The choice of polystyrene foam as the supporting substrate is justified by its extremely low refractive index (1.017–1.022) and negligible absorption (0.2–4 THz), ensuring that the substrate does not introduce additional loss. Moreover, the hole array behaves as a high‑pass filter while the disk array acts as a low‑pass filter; together they form an effective band‑pass filter with a transmission higher than the simple sum of the individual arrays, owing to the strong field enhancement at the coupled edges.

In summary, the authors demonstrate a room‑temperature, MEMS‑actuated THz switch that achieves:

• A high‑contrast switching ratio of 89.4 dB,
• A broad 3 dB bandwidth of 288 GHz centered at 942 GHz,
• Polarization‑independent operation,
• Scalability of frequency and bandwidth through geometric design,
• Low insertion loss in the ON state (0.56 dB) and extremely high isolation in the OFF state (~90 dB).

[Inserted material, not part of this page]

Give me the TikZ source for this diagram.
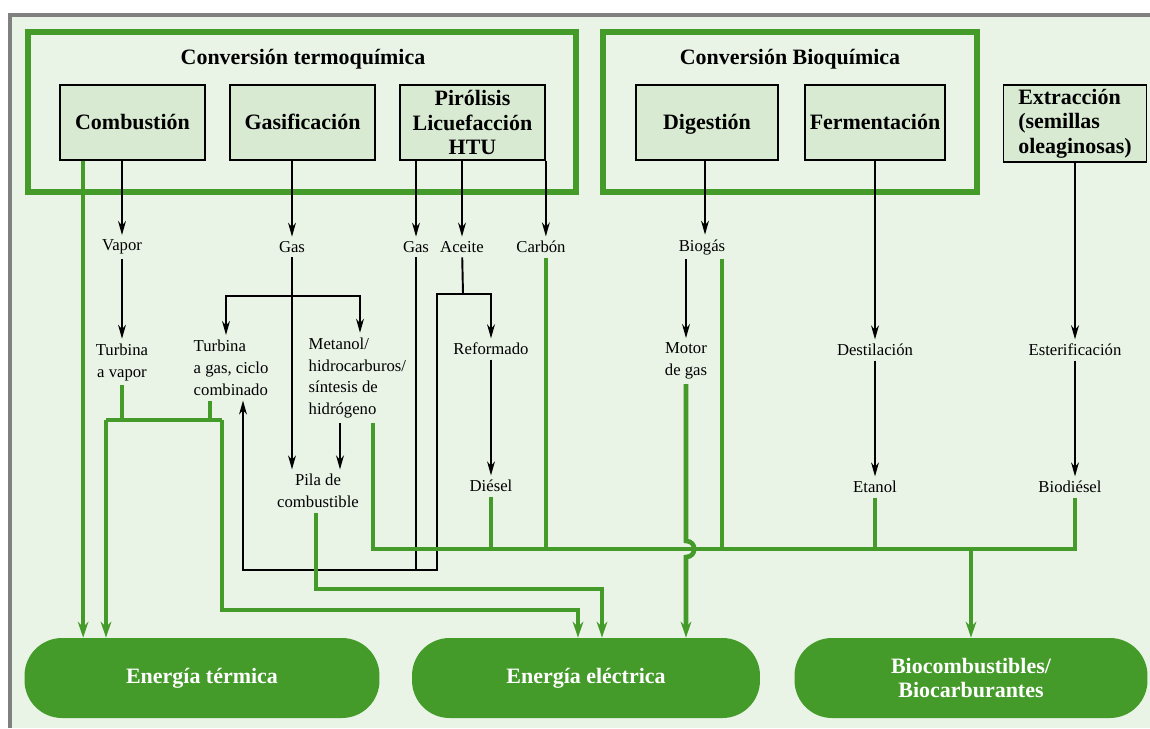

The work advances the state of THz photonic components by providing a practical, mechanically reconfigurable platform that leverages coupled sub‑wavelength hole‑disk resonances. Potential applications include high‑speed THz communication links, dynamic coded‑aperture imaging, beam steering, and on‑chip THz modulators where fast, low‑loss, and broadband switching is essential.